I love races but at the same time they are one of the hardest things I do, physically and more so mentally. Put me on a trail in the middle of nowhere, with no-one for miles and I feel great. I have confidence in my abilites. I know I can go the distance. Put me in a race with a bunch of trail runners and I feel like an imposter. I go straight back to being the fat girl at high school, struggling up the hills, coming last. It’s hard, it hurts and mentally I take a bashing. When you run from the start and within minutes you are at the back of the pack you begin to wonder what you are doing there and why you bother.
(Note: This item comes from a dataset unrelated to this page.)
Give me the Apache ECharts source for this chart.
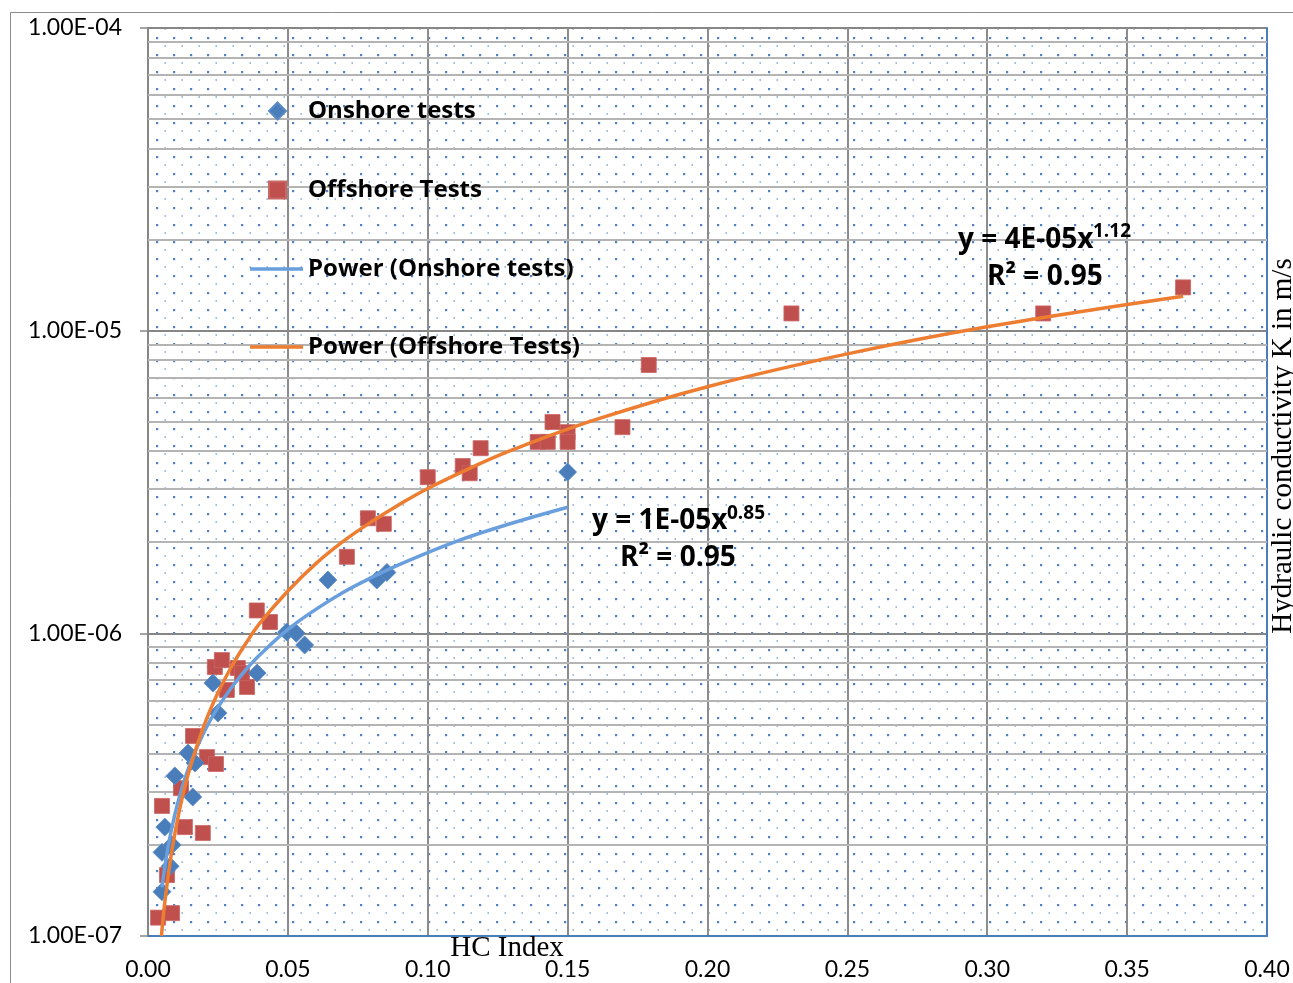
<!DOCTYPE html>
<html><head><meta charset="utf-8">
<script src="https://cdn.jsdelivr.net/npm/echarts@6/dist/echarts.min.js"></script>
<style>html,body{margin:0;padding:0;background:#fff;overflow:hidden}#c{width:1293px;height:983px}</style>
</head><body><div id="c"></div>
<script>
// ---- data ----
const onshoreX = [0.005,0.0079,0.005,0.0086,0.006,0.0096,0.016,0.0143,0.0168,0.0232,0.025,0.039,0.0496,0.053,0.056,0.0643,0.0818,0.0854,0.15];
const onshoreY = [1.40e-7,1.70e-7,1.89e-7,2.0e-7,2.29e-7,3.38e-7,2.88e-7,4.02e-7,3.73e-7,6.85e-7,5.45e-7,7.39e-7,1.01e-6,1.0e-6,9.15e-7,1.5e-6,1.5e-6,1.59e-6,3.41e-6];
const offshoreX = [0.0036,0.0086,0.0068,0.005,0.0132,0.0196,0.0118,0.0211,0.0243,0.0161,0.0282,0.0354,0.0321,0.0239,0.0264,0.0336,0.0389,0.0436,0.0711,0.0786,0.0843,0.10,0.1125,0.115,0.1189,0.1393,0.1429,0.1446,0.15,0.15,0.1696,0.179,0.23,0.32,0.37];
const offshoreY = [1.15e-7,1.19e-7,1.59e-7,2.69e-7,2.29e-7,2.19e-7,3.08e-7,3.9e-7,3.7e-7,4.58e-7,6.5e-7,6.65e-7,7.68e-7,7.74e-7,8.16e-7,7.39e-7,1.19e-6,1.09e-6,1.79e-6,2.40e-6,2.30e-6,3.28e-6,3.57e-6,3.38e-6,4.09e-6,4.29e-6,4.29e-6,4.99e-6,4.62e-6,4.29e-6,4.8e-6,7.7e-6,1.14e-5,1.14e-5,1.39e-5];
// trend curves, points
const onshoreTrendX = [0.005,0.006,0.007,0.008,0.01,0.012,0.015,0.02,0.025,0.03,0.035,0.04,0.05,0.06,0.07,0.08,0.09,0.11,0.13,0.15];
const onshoreTrendY = [1.45e-7,1.69e-7,1.93e-7,2.16e-7,2.61e-7,3.05e-7,3.69e-7,4.71e-7,5.69e-7,6.65e-7,7.58e-7,8.49e-7,1.03e-6,1.20e-6,1.37e-6,1.53e-6,1.69e-6,2.01e-6,2.31e-6,2.61e-6];
const offshoreTrendX = [0.0048,0.006,0.008,0.01,0.012,0.015,0.02,0.025,0.03,0.035,0.04,0.05,0.06,0.07,0.08,0.09,0.10,0.115,0.13,0.16,0.20,0.25,0.30,0.37];
const offshoreTrendY = [1.0e-7,1.29e-7,1.78e-7,2.28e-7,2.80e-7,3.59e-7,4.95e-7,6.36e-7,7.80e-7,9.27e-7,1.08e-6,1.38e-6,1.70e-6,2.02e-6,2.34e-6,2.67e-6,3.01e-6,3.51e-6,4.03e-6,5.08e-6,6.53e-6,8.38e-6,1.03e-5,1.30e-5];
const seriesNames = ['Onshore tests','Offshore Tests','Power (Onshore tests)','Power (Offshore Tests)'];
const xTickLabels = ['0.00','0.05','0.10','0.15','0.20','0.25','0.30','0.35','0.40'];
const yTickLabels = ['1.00E-07','1.00E-06','1.00E-05','1.00E-04'];
const minorMultipliers = [2,3,4,5,6,7,8,9];
const decades = [1e-7,1e-6,1e-5];

const minorLevels = [];
decades.forEach(d => minorMultipliers.forEach(m => minorLevels.push(m * d)));
const zip = (xs, ys) => xs.map((x, i) => [x, ys[i]]);

// dotted plot-area fill
const pc = document.createElement('canvas');
pc.width = 17; pc.height = 17;
const g = pc.getContext('2d');
g.fillStyle = '#fff'; g.fillRect(0,0,17,17);
g.fillStyle = '#4f81c4'; g.fillRect(3,3,2.2,2.2);
g.fillStyle = '#6d95cf'; g.fillRect(11.5,11.3,1.4,1.4);

const chart = echarts.init(document.getElementById('c'), null, {renderer:'canvas'});
const font = 'Lato';
const eqFont = 'bold 28px "Open Sans"';
const supFont = 'bold 19px "Open Sans"';
chart.setOption({
  animation: false,
  backgroundColor: '#fff',
  grid: {left:148, right:26, top:28, bottom:47, show:true, borderWidth:0, containLabel:false,
         outerBoundsMode:'none',
         backgroundColor:{image: pc, repeat:'repeat'}},
  xAxis: {type:'value', min:0, max:0.4, interval:0.05,
    axisLine:{show:true, lineStyle:{color:'#4a7ebb', width:2}},
    axisTick:{show:false},
    axisLabel:{fontFamily:font, fontSize:23, color:'#000', margin:22,
      formatter: v => xTickLabels[Math.round(v/0.05)]},
    splitLine:{show:true, lineStyle:{color:'#8c8c8c', width:2}}},
  yAxis: [{type:'log', logBase:10, min:1e-7, max:1e-4,
    axisLine:{show:true, lineStyle:{color:'#868686', width:2}},
    axisTick:{show:true, length:8, lineStyle:{color:'#868686', width:1.5}},
    axisLabel:{fontFamily:font, fontSize:23, color:'#000', margin:26,
      formatter: v => yTickLabels[Math.round(Math.log10(v)) + 7]},
    splitLine:{show:true, lineStyle:{color:'#868686', width:2}},
    minorTick:{show:false}, minorSplitLine:{show:false}},
    {type:'log', logBase:10, min:1e-7, max:1e-4, position:'right',
    axisLine:{show:true, lineStyle:{color:'#4a7ebb', width:2}},
    axisTick:{show:false}, axisLabel:{show:false}, splitLine:{show:false}}],
  legend: [{orient:'vertical', left:268, top:96, padding:0, itemGap:49,
      itemWidth:17, itemHeight:17,
      data:[{name:seriesNames[0], icon:'diamond'},{name:seriesNames[1], icon:'rect'}],
      textStyle:{fontFamily:'Open Sans', fontWeight:'bold', fontSize:24, color:'#000', lineHeight:30, padding:[0,0,0,17]}},
    {orient:'vertical', left:250, top:254, padding:0, itemGap:48,
      itemWidth:53, itemHeight:3.5,
      data:[{name:seriesNames[2], icon:'rect'}, {name:seriesNames[3], icon:'rect'}],
      textStyle:{fontFamily:'Open Sans', fontWeight:'bold', fontSize:24, color:'#000', lineHeight:30}}],
  series: [
    {type:'lines', name:'minor', coordinateSystem:'cartesian2d', silent:true, z:1,
     lineStyle:{color:'#b4b4b4', width:2.2, type:'solid', opacity:1},
     data: minorLevels.map(v => ({coords:[[0, v],[0.4, v]]}))},
    {type:'scatter', name:seriesNames[1], data:zip(offshoreX, offshoreY), symbol:'rect', symbolSize:15, z:3,
     itemStyle:{color:'#c0504d', opacity:1, borderColor:'#c96764', borderWidth:0.8}},
    {type:'scatter', name:seriesNames[0], data:zip(onshoreX, onshoreY), symbol:'diamond', symbolSize:18, z:3,
     itemStyle:{color:'#4a7ebb', opacity:1, borderColor:'#5b8ac4', borderWidth:0.8}},
    {type:'line', name:seriesNames[2], data:zip(onshoreTrendX, onshoreTrendY), smooth:0.4, symbol:'none', z:4,
     lineStyle:{color:'#6a9fdd', width:3.5}, itemStyle:{color:'#6a9fdd'}},
    {type:'line', name:seriesNames[3], data:zip(offshoreTrendX, offshoreTrendY), smooth:0.4, symbol:'none', z:4,
     lineStyle:{color:'#ed7d31', width:3.5}, itemStyle:{color:'#ed7d31'}}
  ],
  graphic: [
    {type:'rect', shape:{x:10.5, y:12.5, width:1400, height:1100}, silent:true, z:-1,
     style:{fill:'none', stroke:'#8c8c8c', lineWidth:1}},
    {type:'text', x:958, y:240, z:10, style:{text:'y = 4E-05x', font:eqFont, fill:'#000', align:'left', verticalAlign:'middle'}},
    {type:'text', x:1093, y:232, z:10, style:{text:'1.12', font:supFont, fill:'#000', align:'left', verticalAlign:'middle'}},
    {type:'text', x:987, y:277, z:10, style:{text:'R² = 0.95', font:eqFont, fill:'#000', align:'left', verticalAlign:'middle'}},
    {type:'text', x:592, y:521, z:10, style:{text:'y = 1E-05x', font:eqFont, fill:'#000', align:'left', verticalAlign:'middle'}},
    {type:'text', x:727, y:514, z:10, style:{text:'0.85', font:supFont, fill:'#000', align:'left', verticalAlign:'middle'}},
    {type:'text', x:620, y:558, z:10, style:{text:'R² = 0.95', font:eqFont, fill:'#000', align:'left', verticalAlign:'middle'}},
    {type:'text', x:507, y:948, z:10,
     style:{text:'HC Index', font:'29px "Liberation Serif"', fill:'#000', align:'center', verticalAlign:'middle'}},
    {type:'text', x:1283, y:446, rotation:Math.PI/2, z:10,
     style:{text:'Hydraulic conductivity K in m/s', font:'29px "Liberation Serif"', fill:'#000', align:'center', verticalAlign:'middle'}}
  ]
});
</script></body></html>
I bother because races allow me to travel and run places I’ve never been, with support from the race organisers and my fellow runners. I also love the atmosphere, the excitement, the extra push to do better and the awesome people who encourage you, smile as you chat to them going up a steep hill and who clap and cheer for you as you cross the finish. Being at the back of the pack is hard, I know because thats where I usually am, but it’s also an achievement in itself. To keep turning up, race after race and still be in the bottom 50%, takes strength and tenacity.

You see, I train for these events and I don’t mean the odd run on a saturday morning. I am out of bed before the sun six days a week, just so I can do my run or cross training before work or family commitments. I eat nourishing food, I go to bed early and yes, I even spend my hard earned cash on a coach. Because I love it. I love the run, I love the trails and I love pushing my body. I want to be faster, my coach assures me I will be faster, that I have to be patient. So for now, I’m slow.

Don’t let the fact that you aren’t the best stop you from doing what you love, what brings you joy. Take it as seriously as you want, be the athlete you want to be. I’m banking on the fact that my love, passion and hardwork will see me improve. I may never be “fast” but I reckon I will be faster.